Extract text from PDF files using PDF.js getTextContent(). Shows extracted text per page with page numbers. Includes word count, character count, copy all, and download as .txt. Works on text-based PDFs — scanned image PDFs require OCR.
Upload a PDF that contains selectable text (not a scanned image PDF). If you can select and copy text in your PDF viewer, this tool will extract it. Scanned PDFs are images and require OCR software to extract text.
Text is extracted from each page and displayed in labelled panels. A word count and character count for the entire document are shown. Scroll to review all pages.
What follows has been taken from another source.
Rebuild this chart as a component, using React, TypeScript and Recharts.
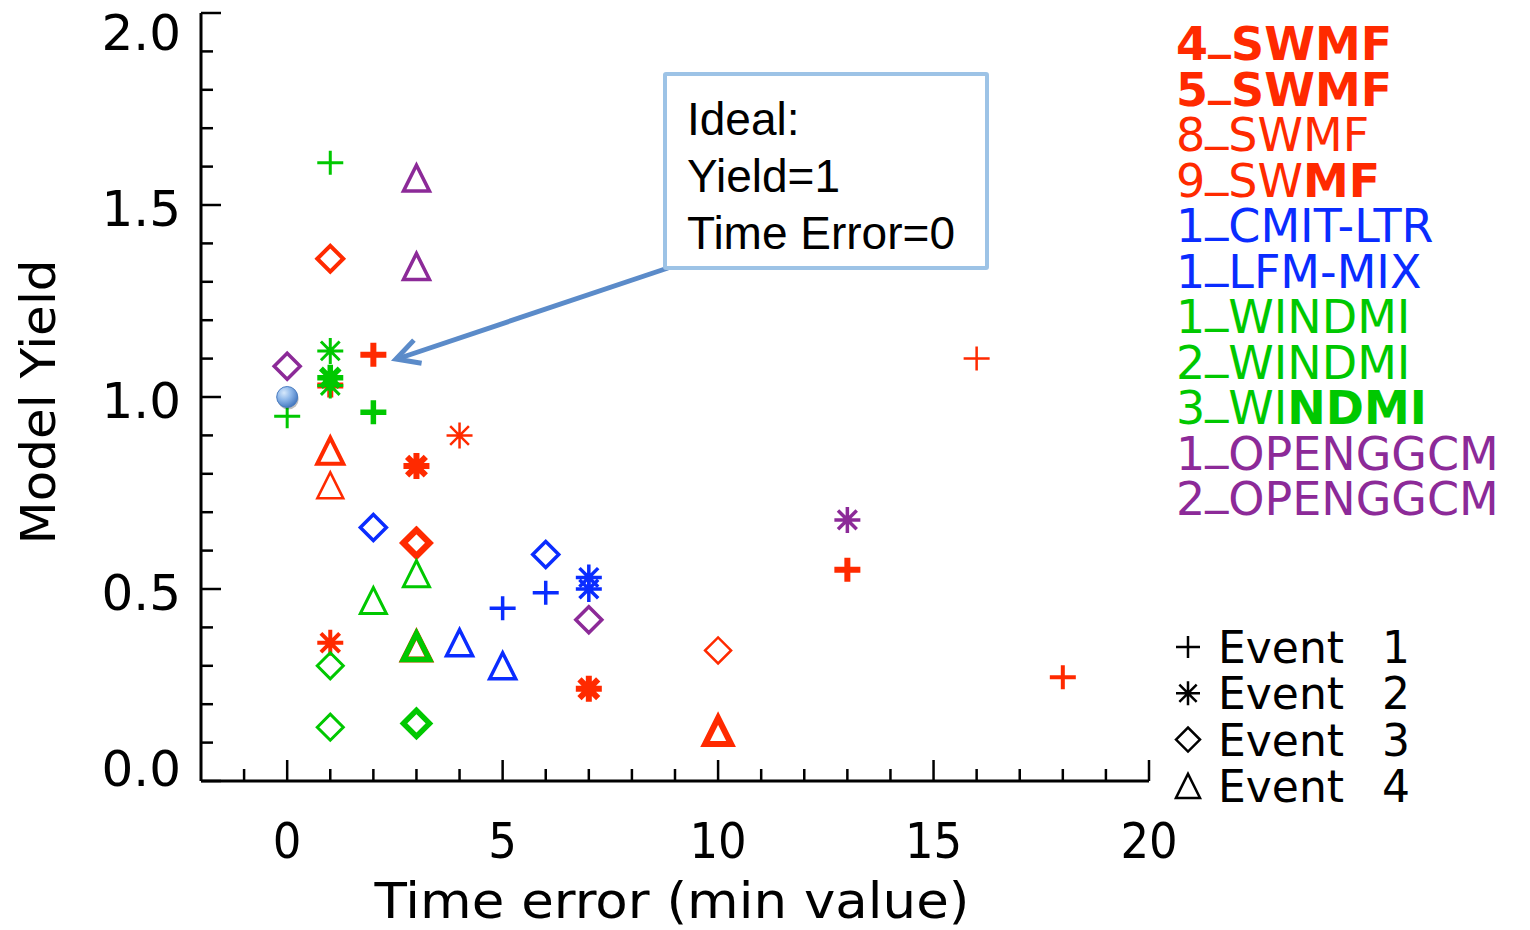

Click Copy Page to copy individual page text, or Copy All to copy the entire document text. Click Download TXT to save as a plain text file with page separators.
If your PDF is a scanned document (a photograph or scan of a physical page), the PDF contains images rather than text — there is no machine-readable text to extract. This tool works only on PDFs with embedded text (PDFs created from Word, Excel, or other digital documents). To extract text from scanned PDFs, you need OCR (Optical Character Recognition) software such as Adobe Acrobat, Google Drive, or Tesseract.
PDF text extraction captures the text content but does not fully preserve visual layout — complex multi-column layouts, tables, and text boxes may appear in a different order than they look on the page. Simple linear documents (articles, reports, ebooks) extract cleanly. For layout-preserving extraction, tools that convert PDF to Word (docx) format do a better job of maintaining structure.
PDF.js provides a getTextContent() method that returns all text items from a PDF page, including their position, font, and content. This tool concatenates those text items into readable paragraphs. The text is extracted in the order it appears in the PDF's internal structure, which usually (but not always) matches reading order.
If the PDF has a user password (required to open the document), PDF.js will prompt for it. If the PDF is encrypted with an owner password only (which restricts printing and editing but allows opening), PDF.js can still extract text since it can open the document. If content copying is specifically restricted, some PDFs may return empty text content.
Best results: PDFs created from Microsoft Word, Google Docs, Excel, or other office applications — text is fully embedded. Good results: PDFs created from presentations or web pages — most text extracts correctly. Poor results: Scanned PDFs, PDFs with text as images, heavily formatted PDFs with complex layouts. Zero results: Encrypted PDFs that explicitly prohibit text extraction.
Google Drive: upload the scanned PDF, right-click → Open with Google Docs — Google's OCR extracts the text. Adobe Acrobat: Edit > Text Recognition > In This File. Online OCR tools: tools like Adobe online, Smallpdf, or dedicated OCR services. Free option: Tesseract OCR (open source, command-line). OCR accuracy depends on scan quality — 300 DPI scans produce much better results than 72 DPI.